The signature dressing (made fresh onsite daily during the summer) is the only option at MV Salads, although a Green Goddess and a Spicy variation are created for some of the salads with a few additions. Herlitz-Ferguson has found that the blend, which includes two types of oil, coriander leaves, scallions, and turmeric, serves as the perfect accompaniment to the wide variety of ingredients that the restaurant features in its signature salads — from maple-glazed bacon, lobster, and feta to roasted cauliflower, watermelon, fennel, and grapes. “It doesn’t overpower the flavors, but complements just about anything,” she says.

MV the Dressing is available to purchase through the MV Salads website.
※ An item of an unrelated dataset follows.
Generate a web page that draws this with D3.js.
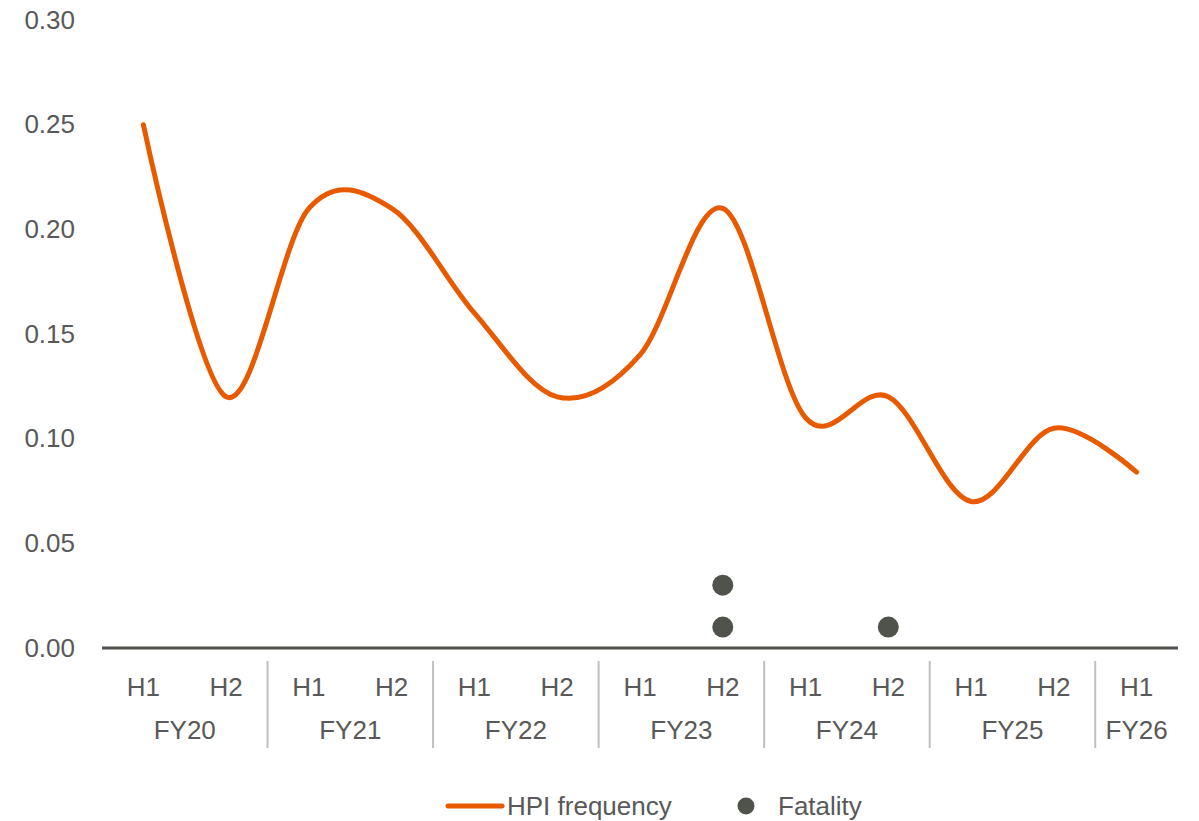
<!DOCTYPE html>
<html>
<head>
<meta charset="utf-8">
<script src="https://cdn.jsdelivr.net/npm/d3@7"></script>
<style>
  html, body { margin: 0; padding: 0; background: #fff; }
  svg { display: block; font-family: "Liberation Sans", Arial, sans-serif; }
</style>
</head>
<body>
<svg id="chart" width="1199" height="821"></svg>
<script>
// ---- data ----
const halves = ["H1","H2","H1","H2","H1","H2","H1","H2","H1","H2","H1","H2","H1"];
const years  = ["FY20","FY20","FY21","FY21","FY22","FY22","FY23","FY23","FY24","FY24","FY25","FY25","FY26"];
const fiscalYears = ["FY20","FY21","FY22","FY23","FY24","FY25","FY26"];
const hpiFrequency = [0.25, 0.12, 0.21, 0.21, 0.16, 0.12, 0.14, 0.21, 0.11, 0.12, 0.07, 0.105, 0.084];
const fatalityPeriods = ["FY23 H2", "FY23 H2", "FY24 H2"];
const fatalityValues = [0.03, 0.01, 0.01];
const yTicks = [0, 0.05, 0.10, 0.15, 0.20, 0.25, 0.30];
const seriesNames = ["HPI frequency", "Fatality"];

// ---- setup ----
const svg = d3.select("#chart");
const textColor = "#595959";
const lineColor = "#E85A00";
const dotColor = "#50534C";
const fontSize = 26;

const keys = halves.map((h, i) => years[i] + " " + h);
const x = d3.scaleBand().domain(keys).range([102, 1178]);
const y = d3.scaleLinear().domain([0, 0.30]).range([648, 20]);
const cx = k => x(k) + x.bandwidth() / 2;

// y axis
const yAxis = d3.axisLeft(y).tickValues(yTicks).tickFormat(d3.format(".2f")).tickSize(0).tickPadding(27);
const gy = svg.append("g").attr("transform", "translate(102,0)").call(yAxis);
gy.select(".domain").remove();
gy.selectAll("text").attr("fill", textColor).style("font-size", fontSize + "px")
  .style("font-family", '"Liberation Sans", Arial, sans-serif');

// x axis baseline
svg.append("line")
  .attr("x1", 102).attr("x2", 1178)
  .attr("y1", y(0)).attr("y2", y(0))
  .attr("stroke", dotColor).attr("stroke-width", 3);

// half labels
svg.append("g").selectAll("text").data(keys).join("text")
  .attr("x", d => cx(d)).attr("y", 687)
  .attr("text-anchor", "middle").attr("dominant-baseline", "central")
  .attr("fill", textColor).style("font-size", fontSize + "px")
  .text((d, i) => halves[i]);

// year labels and separators
fiscalYears.forEach((fy, j) => {
  const ks = keys.filter((k, i) => years[i] === fy);
  const x0 = x(ks[0]);
  const x1 = x(ks[ks.length - 1]) + x.bandwidth();
  svg.append("text")
    .attr("x", (x0 + x1) / 2).attr("y", 730)
    .attr("text-anchor", "middle").attr("dominant-baseline", "central")
    .attr("fill", textColor).style("font-size", fontSize + "px")
    .text(fy);
  if (j < fiscalYears.length - 1) {
    svg.append("line")
      .attr("x1", x1).attr("x2", x1)
      .attr("y1", 661).attr("y2", 748)
      .attr("stroke", "#BFBFBF").attr("stroke-width", 2);
  }
});

// HPI line
const line = d3.line()
  .x((d, i) => cx(keys[i]))
  .y(d => y(d))
  .curve(d3.curveCatmullRom.alpha(0));
svg.append("path")
  .datum(hpiFrequency)
  .attr("d", line)
  .attr("fill", "none")
  .attr("stroke", lineColor)
  .attr("stroke-width", 5)
  .attr("stroke-linecap", "round")
  .attr("stroke-linejoin", "round");

// Fatality dots
svg.append("g").selectAll("circle").data(fatalityValues).join("circle")
  .attr("cx", (d, i) => cx(fatalityPeriods[i]))
  .attr("cy", d => y(d))
  .attr("r", 10.5)
  .attr("fill", dotColor);

// legend
const lg = svg.append("g");
lg.append("line").attr("x1", 448).attr("x2", 502).attr("y1", 806).attr("y2", 806)
  .attr("stroke", lineColor).attr("stroke-width", 5).attr("stroke-linecap", "round");
lg.append("text").attr("x", 507).attr("y", 806).attr("dominant-baseline", "central")
  .attr("fill", textColor).style("font-size", fontSize + "px").text(seriesNames[0]);
lg.append("circle").attr("cx", 746).attr("cy", 806).attr("r", 8.5).attr("fill", dotColor);
lg.append("text").attr("x", 778).attr("y", 806).attr("dominant-baseline", "central")
  .attr("fill", textColor).style("font-size", fontSize + "px").text(seriesNames[1]);
</script>
</body>
</html>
Each eight-ounce bottle includes a little recipe card with instructions for making your own Green Goddess or Spicy version. Visit mvsalads.com.

Winston’s

Looking to grab a quick, inexpensive meal on the go? Winston’s Kitchen, located next to Our Market in Oak Bluffs, offers a huge menu, featuring far more than the usual sandwich and snack takeout options. Open for breakfast, lunch, and dinner, Winston’s, which opened just this past summer, offers the expected — standard subs and sandwiches, as well as some very interesting dinner options. On the regular menu (Winston’s has daily specials as well) you’ll find Jerk Chicken and Pork, Thai Chili Salmon, Stewed Lamb and Chicken Marsala, as well as fan favorite Fried Chicken — all priced under $20 for a complete meal.

You might be surprised to find such an eclectic variety in a takeout joint. But Winston Christie, who co-owns the restaurant along with his wife Lisa Christie, has a unique background. Born and raised in Jamaica, he’s worked at a variety of cooking jobs on the Vineyard, including most recently as a chef at Chesca’s, where he honed his skills in Italian and New American cuisine.

The Christies make the perfect team. They both have years of experience in Vineyard restaurants — Winston in the kitchen, Lisa in the front of the house. Although they had no definite plans to take off on their own venture at this point, when the space that formerly housed the bait and tackle shop opened up, the couple decided that the location was perfect — plenty of parking and just shy of downtown Oak Bluffs traffic.

So far the takeout spot has been very well received, with customers grabbing food to take to the beach or enjoy while sitting on a bench along the harbor. Favorites, according to Lisa, include the Italian and the steak and cheese sub and the Jerk Chicken. She notes that they have a hard time keeping the Fried Cheese Curds in stock, while the chive mashed potatoes have become almost legendary.

Popular morning options include the breakfast sandwich on your choice of Cape Cod bagel (arriving fresh on the Patriot boat every morning) and the Chicken Fajita Wrap made with eggs, spinach, peppers, onions, Swiss cheese, and black bean salsa on a spinach wrap.

Want to try something different for lunch? How about the Philly Steak Dog — a steak hot dog smothered in onions and peppers — the Tzatziki Salmon Sandwich, or a BBQ Mushroom sandwich with hummus, avocado, spinach, and more? You can always go the more traditional sandwich route with a bursting-at-the-seams Pastrami and Cheese or Eggplant Parmigiana.

Winston’s will stay open year-round, serving from 7 am to 8 pm. “We want to be a part of the Oak Bluffs community,” Lisa says. “We know how outrageous the prices can get. We want to keep it affordable and be year-round to attract the locals.”